This is Morgan (three in August) in a picture that her folks captioned "Who needs a bunny if you've got a garden hose?"
The Grace & Gumption ladies are going to do a cookbook--and then Grace & Gumption II. That book may have become a cottage industry, all its own. The contributors met tonight--on my porch, of course, with wine--and someone said they were told it should be called Grace & Consumption, and I suggested Grace & Conspicious Consumption with a nod to Thorstein Veblen about whom the main thing I remember is he thought sheep should be grazing on the White House lawn. Not a bad idea. Sheep on a cowboy's lawn--makes me giggle.
I sort of engineered the cookbook, because I'm so interested in cooking and cookbooks, but what fun to find the recipes and kitchen habits of the women we wrote about. We figure we can write about household hints--adoption agency founder Edna Gladney had a lot of them, and Ninnie Baird of Mrs. Baird's Bakery has some too, like putting out cucumber peel to get rid of ants, which I recently tried and reported on. Electra Waggoner Wharton, the heiress who entertained lavishly in her mansion in the first decades of the 19th century, probably didn't cook much, but she sure decorated with smilax. And I found a recipe for Hollandaise by a more recent woman in my chapter--she made it with mayonnaise, mustard, soy and one other ingredient. It's not like any Hollandaise I ever heard of! So the cookbook project will be fun.
And then there's Grace & Gumption II: The Unsung Heroines. That's just my working title, but we had a brief article in the newspaper asking people to send stories of their female relatives. I haven't gotten much response, but I intend to pursue it and the ladies tonight were generally interested. G&G takes a lot of our time and lives, but it's fun--and we're such a good group.

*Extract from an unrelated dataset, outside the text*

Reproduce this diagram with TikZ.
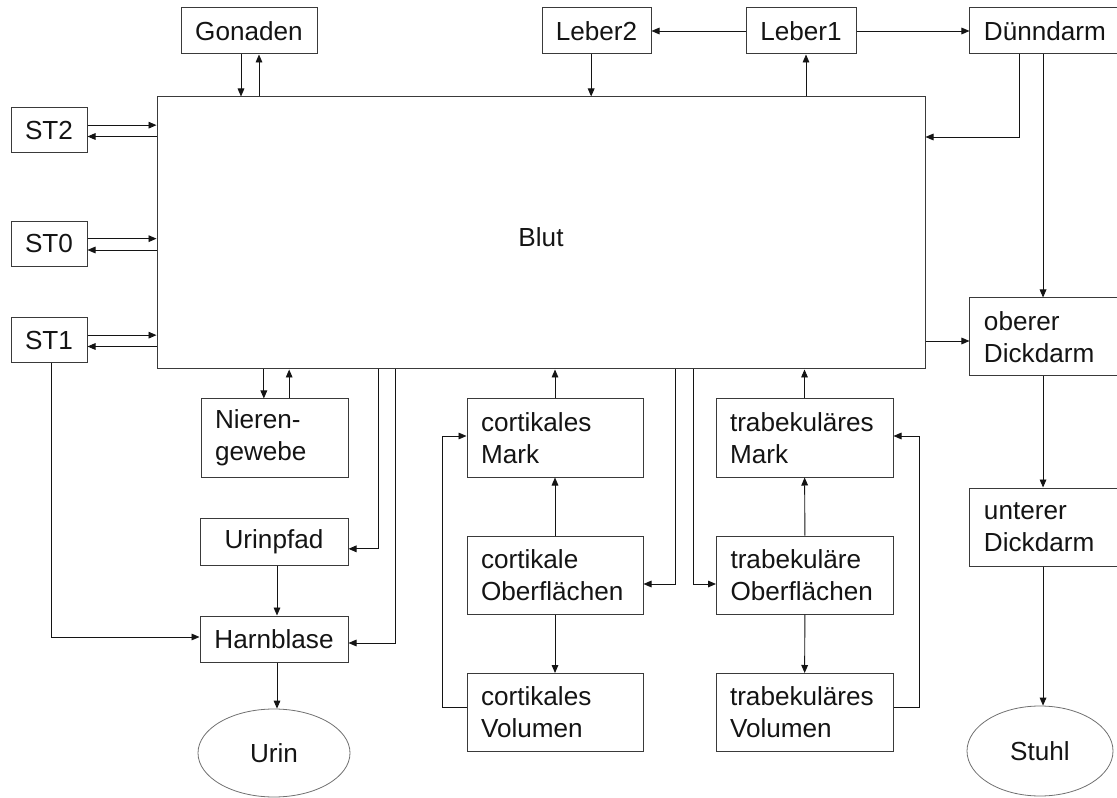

Book projects like that are the reason I don't retire. I have so much fun doing what I do, working on these projects--and I can't imagine waking up and wondering what I was going to do that day. I hope, of course, to interest someone in that first mystery, but I think I'll go ahead and work on the second one. And I've been reading a lot about "boomer lit" and older heroines, and I have a start on a novel about a 70-something amateur sleuth. So many project, so little time.
Of course today I had another project and that was Jacob. His mom had a telephone interview, so I kept him while Jordan locked herself in the study and talked on the phone--for a loooong time. Of course this was at the time I was trying to get ready for the ladies--so I was half in the playroom, half in the kitchen. But I didn't want Jacob to wander to the front and scream for his mama, so every time he came into the kitchen, I took his hand and steered him back to the playroom. Pretty soon, he was coming to me, holding out his hand, and walking me back there. Then he'd pat the chair or daybed or wherever he wanted me to sit--when he patted the dollhouse floor I tried to explain that I really couldn't do that! In between I did make a good spread of blue cheese, cream cheese, onion, lemon juice and lemon zest. The lemon somehow softened the blue cheese, and one friend who said she didn't like blue cheese really liked it.
Now it's blessedly quiet, and the kitchen is clean. Scooby and Wywy and I are settled for the evening, and I'm going back to the last part of Eat, Pray, Love.